FRANK, SEMYON LYUDVIGOVICH (1877–1950), Russian philosopher. Frank was born in Moscow. He became an enthusiastic Marxist in P.B. Struve's group, but later rejected Marx and in 1912 joined the Orthodox Church. He lectured at St. Petersburg from 1912 to 1917, was professor at Saratov (1917–21), and was then appointed to Moscow University working with Berdyaev. The Soviets banished him in 1922 and he went to Germany. In 1937 he had to flee, spending eight years in France, before moving to England. A leading philosophical theologian, he contended that the world must be conceived as a "total-unity." He tried to give Christianity cosmic significance and to develop a religious humanism, seeing the glory of God in human creativity. His chief work, Predmet Znaniya ("The Object of Knowledge," 1915), appeared in French in 1937 as La connaissance et l'être.

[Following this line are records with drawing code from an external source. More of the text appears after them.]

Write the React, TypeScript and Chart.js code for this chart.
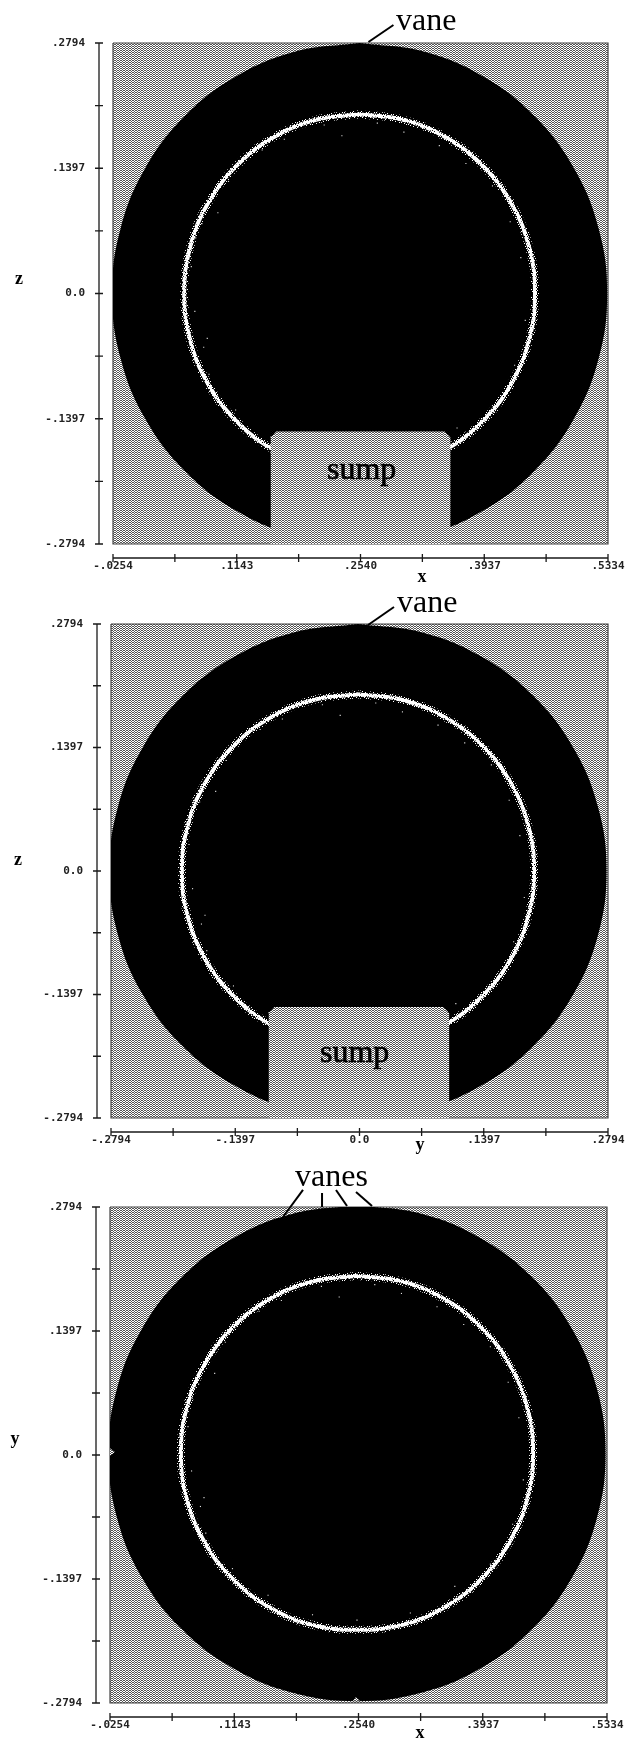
import React, { useEffect, useRef } from "react";
import { Chart, registerables } from "chart.js";

Chart.register(...registerables);

type P = { x: number; y: number };

// ---- data (metres) ----
const xTicksA = [-0.0254, 0.04445, 0.1143, 0.18415, 0.254, 0.32385, 0.3937, 0.46355, 0.5334];
const xLabelsA = ["-.0254", "", ".1143", "", ".2540", "", ".3937", "", ".5334"];
const xTicksB = [-0.2794, -0.20955, -0.1397, -0.06985, 0, 0.06985, 0.1397, 0.20955, 0.2794];
const xLabelsB = ["-.2794", "", "-.1397", "", "0.0", "", ".1397", "", ".2794"];
const yTicks = [-0.2794, -0.20955, -0.1397, -0.06985, 0, 0.06985, 0.1397, 0.20955, 0.2794];
const yLabels = ["-.2794", "", "-.1397", "", "0.0", "", ".1397", "", ".2794"];

// outer edge of the vane disc, relative to its centre
const discX = [0, .0723, .1397, .1976, .2420, .2699, .2794, .2699, .2420, .1976, .1397, .0723, 0, -.0723, -.1397, -.1976, -.2420, -.2699, -.2794, -.2699, -.2420, -.1976, -.1397, -.0723, 0];
const discY = [.2794, .2699, .2420, .1976, .1397, .0723, 0, -.0723, -.1397, -.1976, -.2420, -.2699, -.2794, -.2699, -.2420, -.1976, -.1397, -.0723, 0, .0723, .1397, .1976, .2420, .2699, .2794];
// light ring of the inner wall, relative to the same centre
const ringX = [0, .0513, .099, .14, .1715, .1913, .198, .1913, .1715, .14, .099, .0513, 0, -.0513, -.099, -.14, -.1715, -.1913, -.198, -.1913, -.1715, -.14, -.099, -.0513, 0];
const ringY = [.2, .1932, .1732, .1414, .1, .0518, 0, -.0518, -.1, -.1414, -.1732, -.1932, -.199, -.1932, -.1732, -.1414, -.1, -.0518, 0, .0518, .1, .1414, .1732, .1932, .2];
// stray light specks inside the ring
const speckX = [-.19, -.185, -.178, -.172, -.16, -.148, -.13, -.11, -.085, -.04, -.02, .02, .05, .09, .12, .15, .17, .182, .187, .175, .15, .11, .06, .0, -.05, -.1, -.14, -.17, -.186, -.176];
const speckY = [.03, .062, .078, -.05, .09, .125, .15, .16, .172, .188, .176, .19, .18, .165, .145, .12, .08, .04, -.03, -.08, -.125, -.15, -.18, -.188, -.182, -.16, -.13, -.09, -.02, -.06];
// sump outline, relative to the centre (chamfered upper corners)
const sumpX = [-.1003, -.1003, -.094, .096, .1025, .1025];
const sumpY = [-.2794, -.1605, -.1538, -.1538, -.1605, -.2794];
// leader lines
const vaneLeaderA: P[] = [{ x: .2912, y: .2995 }, { x: .2630, y: .2805 }];
const vaneLeaderB: P[] = [{ x: .0388, y: .2986 }, { x: .0096, y: .2783 }];
const vanesLeaderC: P[][] = [
  [{ x: .1916, y: .2986 }, { x: .1691, y: .2681 }],
  [{ x: .2130, y: .2952 }, { x: .2130, y: .2794 }],
  [{ x: .2287, y: .2986 }, { x: .2411, y: .2805 }],
  [{ x: .2512, y: .2963 }, { x: .2692, y: .2805 }],
];
// little light notches at the vanes of the third view
const notchLeft: P[] = [{ x: -.0254, y: .0075 }, { x: -.0200, y: .0034 }, { x: -.0254, y: -.0010 }, { x: -.0254, y: .0075 }];
const notchBottom: P[] = [{ x: .2475, y: -.2772 }, { x: .2512, y: -.2725 }, { x: .2555, y: -.2772 }, { x: .2475, y: -.2772 }];

// ---- halftone tiles ----
const halftoneRows = ["##.", "..#"];
const speckleRows = ["#.##.###", "###.####", ".#####.#", "##.#####", "####.##.", "#.######", "###.#.##", ".#######"];
const sparseRows = ["#.....#.", "...#....", ".#.....#", "....#...", "#.....#.", "..#.....", ".....#..", ".#......"];

function makeTile(rows: string[], on: string, off: string) {
  const c = document.createElement("canvas");
  c.width = rows[0].length;
  c.height = rows.length;
  const g = c.getContext("2d")!;
  rows.forEach((r, y) => r.split("").forEach((ch, x) => {
    const col = ch === "#" ? on : off;
    if (col !== "none") { g.fillStyle = col; g.fillRect(x, y, 1, 1); }
  }));
  return g.createPattern(c, "repeat")!;
}

const shifted = (xs: number[], ys: number[], cx: number, cy: number): P[] =>
  xs.map((v, i) => ({ x: v + cx, y: ys[i] + cy }));

const axisFrame = {
  id: "axisFrame",
  afterDraw(chart: any) {
    const { ctx, chartArea: a, scales } = chart;
    const ax = a.left - 14, ay = a.bottom + 14;
    ctx.save();
    ctx.strokeStyle = "#1a1a1a";
    ctx.lineWidth = 1.3;
    ctx.beginPath();
    ctx.moveTo(ax, a.top); ctx.lineTo(ax, a.bottom);
    ctx.moveTo(a.left, ay); ctx.lineTo(a.right, ay);
    scales.y.ticks.forEach((t: any) => {
      const p = scales.y.getPixelForValue(t.value);
      ctx.moveTo(ax - 4, p); ctx.lineTo(ax + 4, p);
    });
    scales.x.ticks.forEach((t: any) => {
      const p = scales.x.getPixelForValue(t.value);
      ctx.moveTo(p, ay - 4); ctx.lineTo(p, ay + 4);
    });
    ctx.stroke();
    ctx.restore();
  },
};

const notesPlugin = {
  id: "notes",
  afterDraw(chart: any, _a: any, opts: any) {
    const { ctx } = chart;
    ctx.save();
    ctx.fillStyle = "#000";
    ctx.strokeStyle = "#000";
    ctx.textBaseline = "alphabetic";
    (opts.items || []).forEach((n: any) => {
      ctx.font = n.font;
      ctx.textAlign = n.align || "left";
      ctx.fillText(n.text, n.x, n.y);
      if (n.heavy) { ctx.lineWidth = 0.7; ctx.strokeText(n.text, n.x, n.y); }
    });
    ctx.restore();
  },
};

const bigFont = "32px 'Liberation Serif'";
const axisFont = "bold 18px 'Liberation Serif'";

type Spec = {
  top: number; height: number; left: number; right: number; plotTop: number; plotBottom: number;
  xMin: number; xMax: number; xTicks: number[]; xLabels: string[];
  cx: number; cy: number; sump: boolean; leaders: P[][]; notches: P[][]; notes: any[];
};

const specs: Spec[] = [
  {
    top: 0, height: 590, left: 113, right: 608, plotTop: 43, plotBottom: 544,
    xMin: -.0254, xMax: .5334, xTicks: xTicksA, xLabels: xLabelsA, cx: .2530, cy: 0, sump: true,
    leaders: [vaneLeaderA], notches: [],
    notes: [
      { text: "vane", x: 396, y: 30, font: bigFont },
      { text: "sump", x: 327, y: 479, font: bigFont, heavy: true },
      { text: "z", x: 19, y: 284, font: axisFont, align: "center" },
      { text: "x", x: 422, y: 582, font: axisFont, align: "center" },
    ],
  },
  {
    top: 590, height: 570, left: 111, right: 608, plotTop: 34, plotBottom: 528,
    xMin: -.2794, xMax: .2794, xTicks: xTicksB, xLabels: xLabelsB, cx: -.0017, cy: 0, sump: true,
    leaders: [vaneLeaderB], notches: [],
    notes: [
      { text: "vane", x: 397, y: 22, font: bigFont },
      { text: "sump", x: 320, y: 472, font: bigFont, heavy: true },
      { text: "z", x: 18, y: 275, font: axisFont, align: "center" },
      { text: "y", x: 420, y: 560, font: axisFont, align: "center" },
    ],
  },
  {
    top: 1160, height: 579, left: 110, right: 607, plotTop: 47, plotBottom: 543,
    xMin: -.0254, xMax: .5334, xTicks: xTicksA, xLabels: xLabelsA, cx: .2523, cy: .002, sump: false,
    leaders: vanesLeaderC, notches: [notchLeft, notchBottom],
    notes: [
      { text: "vanes", x: 295, y: 26, font: bigFont },
      { text: "y", x: 15, y: 284, font: axisFont, align: "center" },
      { text: "x", x: 420, y: 578, font: axisFont, align: "center" },
    ],
  },
];

function Panel({ spec }: { spec: Spec }) {
  const ref = useRef<HTMLCanvasElement>(null);
  useEffect(() => {
    const halftone = makeTile(halftoneRows, "#555555", "#ffffff");
    const speckle = makeTile(speckleRows, "#ffffff", "none");
    const sparse = makeTile(sparseRows, "#ffffff", "none");
    const poly = (data: P[], order: number, fillStyle: any, extra: any = {}) => ({
      data, order, showLine: true, pointRadius: 0, borderWidth: 0,
      fill: "shape", backgroundColor: fillStyle, borderColor: fillStyle, tension: 0, ...extra,
    });
    const rectX = [spec.xMin, spec.xMax, spec.xMax, spec.xMin, spec.xMin];
    const rectY = [.2794, .2794, -.2794, -.2794, .2794];
    const ringPts = shifted(ringX, ringY, spec.cx, spec.cy);
    const datasets: any[] = [
      poly(rectX.map((x, i) => ({ x, y: rectY[i] })), 90, halftone, { borderWidth: 1.2, borderColor: "#444", clip: false }),
      poly(shifted(discX, discY, spec.cx, spec.cy), 80, "#000", { tension: 0.4, capBezierPoints: false }),
      {
        data: ringPts, order: 72, showLine: true, pointRadius: 0,
        borderColor: sparse, borderWidth: 8, tension: 0.4, fill: false, capBezierPoints: false,
      },
      {
        data: ringPts, order: 70, showLine: true, pointRadius: 0,
        borderColor: speckle, borderWidth: 4, tension: 0.4, fill: false, capBezierPoints: false,
      },
      {
        data: ringPts, order: 65, showLine: true, pointRadius: 0,
        borderColor: "#fff", borderWidth: 2, borderDash: [23, 2, 11, 3], tension: 0.4, fill: false, capBezierPoints: false,
      },
      {
        data: shifted(speckX, speckY, spec.cx, spec.cy), order: 60, showLine: false,
        pointRadius: 0.8, pointStyle: "rect", pointBorderWidth: 0, pointBackgroundColor: "#ddd",
      },
    ];
    if (spec.sump) {
      datasets.push(poly(shifted(sumpX, sumpY, spec.cx, spec.cy), 50, halftone));
    }
    spec.notches.forEach((n) => datasets.push(poly(n, 40, halftone)));
    spec.leaders.forEach((l) =>
      datasets.push({
        data: l, order: 30, showLine: true, pointRadius: 0, borderColor: "#000",
        borderWidth: 2, clip: false, fill: false,
      })
    );

    const tickFont = { family: "'DejaVu Sans Mono'", size: 11, weight: "bold" as const };
    const chart = new Chart(ref.current!, {
      type: "scatter",
      data: { datasets },
      plugins: [axisFrame, notesPlugin],
      options: {
        animation: false,
        responsive: false,
        layout: { autoPadding: false, padding: { top: spec.plotTop, right: 625 - spec.right, left: 0, bottom: 0 } },
        plugins: {
          legend: { display: false },
          tooltip: { enabled: false },
          notes: { items: spec.notes },
        } as any,
        scales: {
          x: {
            type: "linear",
            min: spec.xMin,
            max: spec.xMax,
            grid: { display: false, drawTicks: false },
            border: { display: false },
            afterBuildTicks: (s: any) => { s.ticks = spec.xTicks.map((value) => ({ value })); },
            afterFit: (s: any) => { s.height = spec.height - spec.plotBottom; s.paddingLeft = 0; s.paddingRight = 0; },
            ticks: {
              autoSkip: false, maxRotation: 0, minRotation: 0, padding: 16, color: "#222", font: tickFont,
              callback: (_v: any, i: number) => spec.xLabels[i],
            },
          },
          y: {
            type: "linear",
            min: -.2794,
            max: .2794,
            grid: { display: false, drawTicks: false },
            border: { display: false },
            afterBuildTicks: (s: any) => { s.ticks = yTicks.map((value) => ({ value })); },
            afterFit: (s: any) => { s.width = spec.left; s.paddingTop = 0; s.paddingBottom = 0; },
            ticks: {
              autoSkip: false, padding: 28, color: "#222", font: tickFont,
              callback: (_v: any, i: number) => yLabels[i],
            },
          },
        },
      },
    } as any);
    return () => chart.destroy();
  }, [spec]);
  return (
    <canvas
      ref={ref}
      width={625}
      height={spec.height}
      style={{ position: "absolute", left: 0, top: spec.top, width: 625, height: spec.height, display: "block" }}
    />
  );
}

export default function App() {
  return (
    <div style={{ position: "absolute", left: 0, top: 0, width: 625, height: 1739, background: "#fff", overflow: "hidden" }}>
      {specs.map((s, i) => <Panel key={i} spec={s} />)}
    </div>
  );
}
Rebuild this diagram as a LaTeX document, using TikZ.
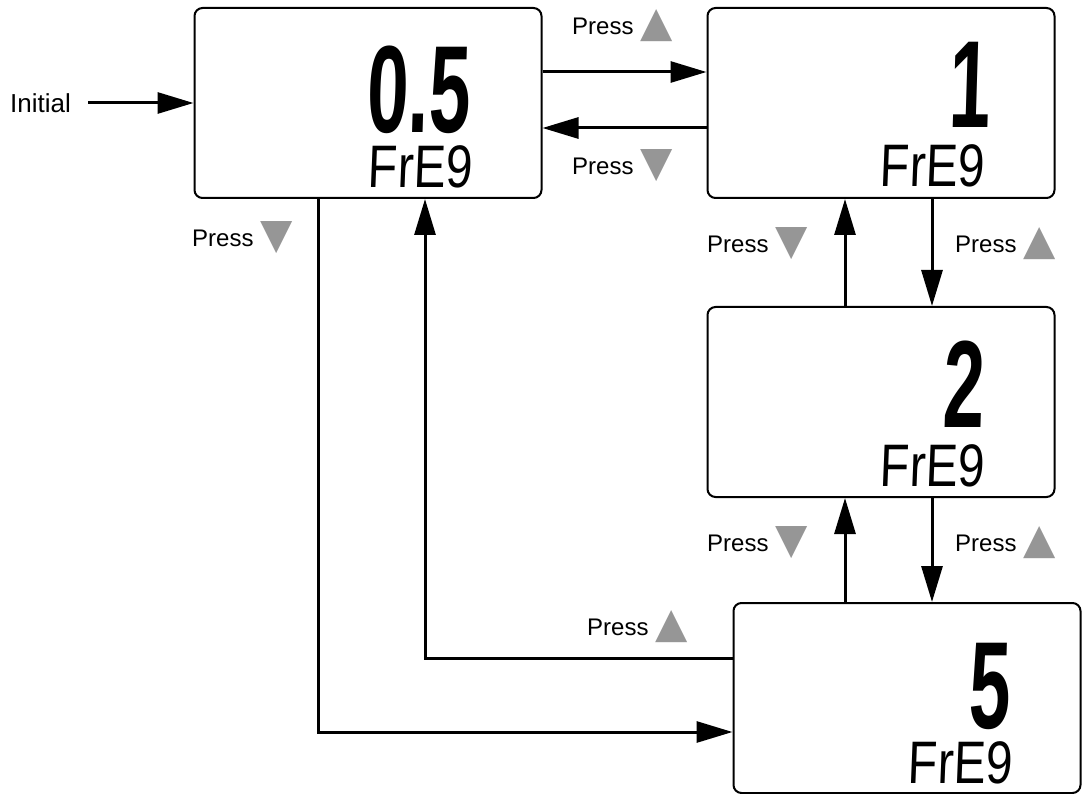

Two later works, Nepostizhimoye (1939; God With Us, 1946) and Realnost i chelovek (1956; Reality and Man, 1965), have appeared in English.

bibliography:

P. Edwards (ed.), Encyclopedia of Philosophy, 3 (1967), 219f.; N.O. Lossky, History of Russian Philosophy (1952), 266–92; V.V. Zenkousky, History of Russian Philosophy (1953), 852–72.